I concede that society needs to have some punishment and accounting for clear-cut crimes. But in the Tyco case, the shareholder suits are still pending and they include — unlike the criminal prosecution — all the people involved, including the directors who approved the wrongful payments and the accountants who knew about them. My sense is that this is a much more rational way in which to deal with agency costs than attempting to make them appear to be clear-cut crimes, which is something that they are not.

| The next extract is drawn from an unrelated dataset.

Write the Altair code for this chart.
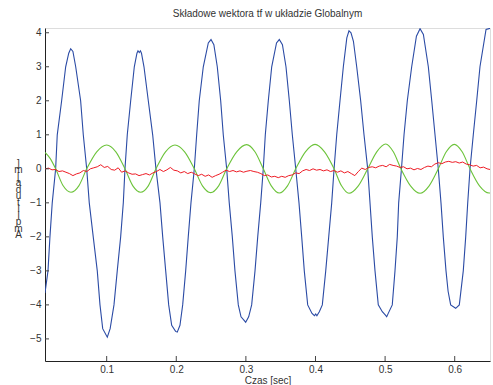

The supposed payoff to criminal prosecutions of agency costs is deterrence. But businesspeople such as Kozlowski will keep on pulling these shenanigans while the legitimate risk-takers who create jobs and wealth for the community sorts will be the ones who are deterred. I’m not suggesting that the conduct in Tyco should be encouraged, but the cases against Mike Milken, Hank Greenberg, Jamie Olis or Dan Bayly are significantly different, and I am not comfortable that politically ambitious prosecutors such as Eliot Spitzer can tell the difference.
Again, Charles, thanks for taking the time to comment and thanks for reading Clear Thinkers.